Commenting on the expected impact of Hurricane Harvey to NGL and petrochemicals, Wood Mackenzie said: "The loss in demand and storage limitations will affect NGL prices. 2015's Memorial Day flood massively impacted NGL prices and curve structure due to floodwater-led storage constraints. Propane traded at a record low 24% of WTI, and traders would pay an astounding 5 c/gal for one month of LPG storage space. Ethane has the biggest risk for a 10-20% price collapse from Harvey, as inventories persist over fifty million barrels while nearly half of total ethane demand is offline.

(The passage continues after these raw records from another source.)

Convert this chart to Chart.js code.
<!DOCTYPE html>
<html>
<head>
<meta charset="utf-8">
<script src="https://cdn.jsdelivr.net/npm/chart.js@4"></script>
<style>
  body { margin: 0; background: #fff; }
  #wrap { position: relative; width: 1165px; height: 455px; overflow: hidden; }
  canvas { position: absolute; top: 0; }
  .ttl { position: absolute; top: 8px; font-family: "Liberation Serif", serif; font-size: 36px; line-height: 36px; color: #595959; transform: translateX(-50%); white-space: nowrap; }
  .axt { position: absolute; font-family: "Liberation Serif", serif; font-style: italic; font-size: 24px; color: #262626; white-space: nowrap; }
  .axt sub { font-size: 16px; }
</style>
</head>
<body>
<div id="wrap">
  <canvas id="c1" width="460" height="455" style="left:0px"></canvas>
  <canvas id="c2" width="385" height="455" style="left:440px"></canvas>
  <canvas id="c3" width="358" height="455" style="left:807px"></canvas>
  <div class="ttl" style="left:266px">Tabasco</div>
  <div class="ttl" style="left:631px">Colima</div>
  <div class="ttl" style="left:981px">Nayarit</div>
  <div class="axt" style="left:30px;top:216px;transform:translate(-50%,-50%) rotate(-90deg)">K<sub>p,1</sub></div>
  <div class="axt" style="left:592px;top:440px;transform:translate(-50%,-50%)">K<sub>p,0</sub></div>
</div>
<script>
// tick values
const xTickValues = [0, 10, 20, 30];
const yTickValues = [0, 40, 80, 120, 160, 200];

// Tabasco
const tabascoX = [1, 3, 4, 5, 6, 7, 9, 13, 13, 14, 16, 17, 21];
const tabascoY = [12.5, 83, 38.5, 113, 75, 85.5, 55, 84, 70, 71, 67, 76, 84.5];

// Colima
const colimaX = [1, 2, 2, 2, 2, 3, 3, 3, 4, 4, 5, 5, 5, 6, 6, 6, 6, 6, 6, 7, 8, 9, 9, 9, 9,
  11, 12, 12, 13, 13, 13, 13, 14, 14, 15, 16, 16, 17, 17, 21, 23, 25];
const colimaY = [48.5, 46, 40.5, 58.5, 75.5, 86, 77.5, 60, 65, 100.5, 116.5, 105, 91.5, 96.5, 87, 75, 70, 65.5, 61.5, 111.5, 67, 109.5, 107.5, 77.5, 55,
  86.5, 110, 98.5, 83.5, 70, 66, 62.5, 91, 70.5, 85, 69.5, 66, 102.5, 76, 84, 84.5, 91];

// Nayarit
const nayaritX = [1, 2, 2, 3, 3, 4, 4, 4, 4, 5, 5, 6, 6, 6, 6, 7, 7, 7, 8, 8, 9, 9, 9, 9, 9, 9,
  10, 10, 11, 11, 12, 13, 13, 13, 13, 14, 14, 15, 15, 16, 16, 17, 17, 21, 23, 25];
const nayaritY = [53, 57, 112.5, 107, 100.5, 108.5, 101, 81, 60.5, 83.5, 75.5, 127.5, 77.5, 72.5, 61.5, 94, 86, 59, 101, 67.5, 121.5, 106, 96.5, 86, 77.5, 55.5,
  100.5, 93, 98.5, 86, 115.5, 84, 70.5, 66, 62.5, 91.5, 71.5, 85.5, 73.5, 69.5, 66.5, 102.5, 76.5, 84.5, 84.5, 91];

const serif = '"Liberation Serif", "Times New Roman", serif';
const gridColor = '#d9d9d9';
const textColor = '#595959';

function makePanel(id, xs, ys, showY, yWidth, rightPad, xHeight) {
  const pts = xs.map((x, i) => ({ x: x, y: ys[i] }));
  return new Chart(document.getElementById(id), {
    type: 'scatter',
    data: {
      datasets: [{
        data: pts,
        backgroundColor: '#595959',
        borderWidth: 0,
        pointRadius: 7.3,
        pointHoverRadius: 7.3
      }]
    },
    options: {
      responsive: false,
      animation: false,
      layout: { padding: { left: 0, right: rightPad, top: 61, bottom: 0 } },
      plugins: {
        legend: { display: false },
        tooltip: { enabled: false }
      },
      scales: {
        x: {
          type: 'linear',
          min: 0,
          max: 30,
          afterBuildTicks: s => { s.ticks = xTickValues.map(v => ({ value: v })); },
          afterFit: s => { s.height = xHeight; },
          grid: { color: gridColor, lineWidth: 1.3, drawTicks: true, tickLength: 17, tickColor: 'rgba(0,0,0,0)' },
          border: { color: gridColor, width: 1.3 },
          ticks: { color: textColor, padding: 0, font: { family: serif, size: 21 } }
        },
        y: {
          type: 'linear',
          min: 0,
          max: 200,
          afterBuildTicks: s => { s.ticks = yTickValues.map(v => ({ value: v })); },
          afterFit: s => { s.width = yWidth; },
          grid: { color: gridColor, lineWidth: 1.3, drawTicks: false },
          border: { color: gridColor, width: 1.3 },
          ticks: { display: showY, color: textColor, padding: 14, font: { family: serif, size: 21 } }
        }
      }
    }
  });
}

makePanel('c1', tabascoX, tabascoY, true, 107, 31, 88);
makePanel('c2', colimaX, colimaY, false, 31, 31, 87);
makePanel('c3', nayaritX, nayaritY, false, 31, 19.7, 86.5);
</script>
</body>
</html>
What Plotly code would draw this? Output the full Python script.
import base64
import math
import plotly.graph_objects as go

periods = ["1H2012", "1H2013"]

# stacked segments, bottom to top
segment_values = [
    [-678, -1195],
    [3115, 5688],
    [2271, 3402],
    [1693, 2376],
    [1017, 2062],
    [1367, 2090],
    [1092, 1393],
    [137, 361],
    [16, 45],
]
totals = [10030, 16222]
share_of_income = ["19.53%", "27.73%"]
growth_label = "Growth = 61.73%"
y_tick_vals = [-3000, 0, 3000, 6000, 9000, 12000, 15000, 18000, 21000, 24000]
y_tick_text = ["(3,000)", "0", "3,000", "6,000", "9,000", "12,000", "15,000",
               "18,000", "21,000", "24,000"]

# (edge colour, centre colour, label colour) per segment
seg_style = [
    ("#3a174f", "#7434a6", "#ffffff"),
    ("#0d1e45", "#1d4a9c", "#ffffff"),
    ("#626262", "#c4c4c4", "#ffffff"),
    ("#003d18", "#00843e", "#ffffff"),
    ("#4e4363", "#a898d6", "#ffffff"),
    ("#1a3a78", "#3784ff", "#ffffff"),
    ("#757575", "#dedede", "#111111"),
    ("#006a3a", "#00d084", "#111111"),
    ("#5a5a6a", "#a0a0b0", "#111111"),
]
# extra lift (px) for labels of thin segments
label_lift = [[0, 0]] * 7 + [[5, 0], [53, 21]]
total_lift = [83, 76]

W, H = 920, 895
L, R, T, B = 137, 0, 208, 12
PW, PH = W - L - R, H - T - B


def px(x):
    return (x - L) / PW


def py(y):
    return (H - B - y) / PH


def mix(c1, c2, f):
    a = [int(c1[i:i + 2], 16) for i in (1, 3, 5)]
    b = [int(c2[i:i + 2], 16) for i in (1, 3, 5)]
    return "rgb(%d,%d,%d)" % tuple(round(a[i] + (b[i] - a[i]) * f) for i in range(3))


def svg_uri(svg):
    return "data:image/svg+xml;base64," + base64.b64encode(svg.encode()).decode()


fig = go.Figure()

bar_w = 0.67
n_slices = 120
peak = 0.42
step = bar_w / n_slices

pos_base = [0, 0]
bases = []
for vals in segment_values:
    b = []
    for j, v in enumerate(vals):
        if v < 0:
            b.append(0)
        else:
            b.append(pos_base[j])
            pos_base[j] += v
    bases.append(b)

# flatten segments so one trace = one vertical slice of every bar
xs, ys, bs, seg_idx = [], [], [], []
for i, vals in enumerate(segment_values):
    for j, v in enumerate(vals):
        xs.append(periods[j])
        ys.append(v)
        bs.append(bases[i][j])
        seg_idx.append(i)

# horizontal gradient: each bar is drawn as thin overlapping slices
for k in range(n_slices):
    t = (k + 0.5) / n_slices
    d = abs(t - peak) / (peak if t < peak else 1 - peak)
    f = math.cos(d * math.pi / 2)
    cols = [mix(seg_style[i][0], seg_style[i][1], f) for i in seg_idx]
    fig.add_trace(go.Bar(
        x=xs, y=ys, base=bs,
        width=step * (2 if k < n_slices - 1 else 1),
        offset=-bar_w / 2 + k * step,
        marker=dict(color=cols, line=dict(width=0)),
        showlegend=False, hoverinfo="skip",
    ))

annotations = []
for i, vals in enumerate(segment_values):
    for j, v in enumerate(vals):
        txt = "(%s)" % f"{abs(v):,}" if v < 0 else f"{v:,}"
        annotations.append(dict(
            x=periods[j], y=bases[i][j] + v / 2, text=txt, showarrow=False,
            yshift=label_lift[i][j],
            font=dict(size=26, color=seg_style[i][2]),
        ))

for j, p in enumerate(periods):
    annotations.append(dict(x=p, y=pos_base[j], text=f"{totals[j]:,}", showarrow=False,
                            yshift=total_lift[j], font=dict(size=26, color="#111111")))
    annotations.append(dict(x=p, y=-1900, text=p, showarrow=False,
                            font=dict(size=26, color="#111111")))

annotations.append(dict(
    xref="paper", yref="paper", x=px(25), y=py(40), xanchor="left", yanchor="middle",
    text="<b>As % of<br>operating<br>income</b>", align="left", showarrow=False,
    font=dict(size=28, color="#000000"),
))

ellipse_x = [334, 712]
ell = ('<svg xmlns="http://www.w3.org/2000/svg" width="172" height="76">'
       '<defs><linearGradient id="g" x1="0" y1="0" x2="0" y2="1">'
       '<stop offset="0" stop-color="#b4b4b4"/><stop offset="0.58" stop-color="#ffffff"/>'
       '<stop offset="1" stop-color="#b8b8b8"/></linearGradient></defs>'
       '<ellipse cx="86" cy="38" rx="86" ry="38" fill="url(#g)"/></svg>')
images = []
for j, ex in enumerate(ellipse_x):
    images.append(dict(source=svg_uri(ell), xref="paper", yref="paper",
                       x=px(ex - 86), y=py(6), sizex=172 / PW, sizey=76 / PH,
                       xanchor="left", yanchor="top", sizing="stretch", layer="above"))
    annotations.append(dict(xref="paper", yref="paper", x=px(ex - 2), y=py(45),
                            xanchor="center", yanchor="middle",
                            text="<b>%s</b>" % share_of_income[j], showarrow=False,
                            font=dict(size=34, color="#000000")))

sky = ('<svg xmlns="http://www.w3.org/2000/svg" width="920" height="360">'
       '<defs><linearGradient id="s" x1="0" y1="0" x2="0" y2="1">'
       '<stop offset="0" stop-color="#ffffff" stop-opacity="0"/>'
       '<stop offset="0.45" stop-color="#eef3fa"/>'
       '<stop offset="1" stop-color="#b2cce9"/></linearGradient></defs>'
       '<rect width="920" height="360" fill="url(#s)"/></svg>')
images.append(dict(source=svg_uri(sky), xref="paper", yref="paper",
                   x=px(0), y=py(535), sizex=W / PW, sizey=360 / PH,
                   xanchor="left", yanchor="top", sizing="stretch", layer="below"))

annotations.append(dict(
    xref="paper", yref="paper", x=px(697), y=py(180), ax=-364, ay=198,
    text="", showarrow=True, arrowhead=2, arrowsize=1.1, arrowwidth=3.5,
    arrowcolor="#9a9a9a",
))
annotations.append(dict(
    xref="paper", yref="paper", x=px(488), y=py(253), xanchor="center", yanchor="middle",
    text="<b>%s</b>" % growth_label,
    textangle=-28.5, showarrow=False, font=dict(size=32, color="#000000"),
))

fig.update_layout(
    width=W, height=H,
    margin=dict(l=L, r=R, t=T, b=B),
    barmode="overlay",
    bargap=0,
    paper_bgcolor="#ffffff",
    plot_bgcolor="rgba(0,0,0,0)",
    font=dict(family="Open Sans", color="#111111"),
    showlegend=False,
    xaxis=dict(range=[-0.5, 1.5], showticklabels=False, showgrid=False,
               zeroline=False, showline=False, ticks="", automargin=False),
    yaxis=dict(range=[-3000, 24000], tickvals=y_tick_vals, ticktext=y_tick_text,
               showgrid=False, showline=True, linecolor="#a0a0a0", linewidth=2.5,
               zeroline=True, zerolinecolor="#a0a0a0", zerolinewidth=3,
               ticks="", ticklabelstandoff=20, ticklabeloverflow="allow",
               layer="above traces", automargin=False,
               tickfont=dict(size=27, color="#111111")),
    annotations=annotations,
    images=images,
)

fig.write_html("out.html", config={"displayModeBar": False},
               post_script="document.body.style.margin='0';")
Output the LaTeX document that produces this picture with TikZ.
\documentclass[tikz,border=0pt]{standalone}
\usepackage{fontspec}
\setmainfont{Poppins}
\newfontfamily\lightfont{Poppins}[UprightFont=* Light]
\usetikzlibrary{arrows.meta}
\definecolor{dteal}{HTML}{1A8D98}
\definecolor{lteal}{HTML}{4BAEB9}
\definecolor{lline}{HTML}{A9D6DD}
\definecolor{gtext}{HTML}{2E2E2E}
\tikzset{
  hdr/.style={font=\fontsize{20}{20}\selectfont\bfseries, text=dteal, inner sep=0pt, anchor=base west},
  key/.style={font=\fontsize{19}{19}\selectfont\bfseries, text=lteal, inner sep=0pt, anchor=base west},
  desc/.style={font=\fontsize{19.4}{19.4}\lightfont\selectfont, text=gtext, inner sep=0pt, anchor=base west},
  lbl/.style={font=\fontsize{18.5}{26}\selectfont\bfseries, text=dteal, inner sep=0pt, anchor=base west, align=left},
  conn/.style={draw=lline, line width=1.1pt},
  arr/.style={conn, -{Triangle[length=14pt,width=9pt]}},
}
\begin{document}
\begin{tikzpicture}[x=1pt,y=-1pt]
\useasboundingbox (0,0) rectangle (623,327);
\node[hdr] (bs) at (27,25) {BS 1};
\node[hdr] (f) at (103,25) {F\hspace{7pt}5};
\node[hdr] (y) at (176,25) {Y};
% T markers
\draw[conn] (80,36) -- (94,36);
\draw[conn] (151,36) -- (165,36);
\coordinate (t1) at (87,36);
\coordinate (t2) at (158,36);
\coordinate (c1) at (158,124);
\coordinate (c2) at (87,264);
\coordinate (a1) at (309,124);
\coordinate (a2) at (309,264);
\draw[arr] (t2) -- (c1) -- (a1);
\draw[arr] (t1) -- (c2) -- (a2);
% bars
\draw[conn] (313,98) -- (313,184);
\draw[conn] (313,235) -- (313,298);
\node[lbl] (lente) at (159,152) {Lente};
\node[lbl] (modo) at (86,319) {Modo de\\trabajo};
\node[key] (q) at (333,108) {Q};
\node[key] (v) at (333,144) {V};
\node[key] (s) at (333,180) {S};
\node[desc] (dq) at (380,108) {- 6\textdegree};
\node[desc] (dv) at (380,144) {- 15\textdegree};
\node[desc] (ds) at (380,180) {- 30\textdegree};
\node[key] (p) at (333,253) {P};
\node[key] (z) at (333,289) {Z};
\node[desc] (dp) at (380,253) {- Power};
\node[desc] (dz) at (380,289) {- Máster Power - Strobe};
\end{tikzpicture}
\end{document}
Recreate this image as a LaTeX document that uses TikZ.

"The impact of Harvey is the loss of 7-9% of the global ethylene capacity base. Most steam cracker complexes in the US have also stopped production at downstream derivatives (polyethylene, PVC, etc). This largely contains the impact on pricing and volumes to within the US value chain. Global olefins and derivatives markets were in a relatively tight spot heading into the event, with the market bracing itself for the start-ups of Dow Chemicals LHC-9 steam cracker unit and Enterprise's PDH unit in Q3 2017. Any delays to the start of these units extends the current period of strong margins.
"Most of the US Paraxylene (PX) assets are located within refineries impacted by Hurricane Harvey. None of the North American PX consuming assets are impacted so the worry for regional consumers will firstly be in securing supply and subsequently that US PX prices may spike in September if the outages are prolonged. Around 30% of total US benzene capacity is currently offline, but the upward impact of this on pricing has been mitigated by various derivative outages as well. Combined with the loss of ethylene capacity, US styrene output has also been significantly affected by Harvey. With the US acting as a key global exporter of styrene, the impact on logistics and freight movements is also expected to ripple through the global markets over the coming weeks."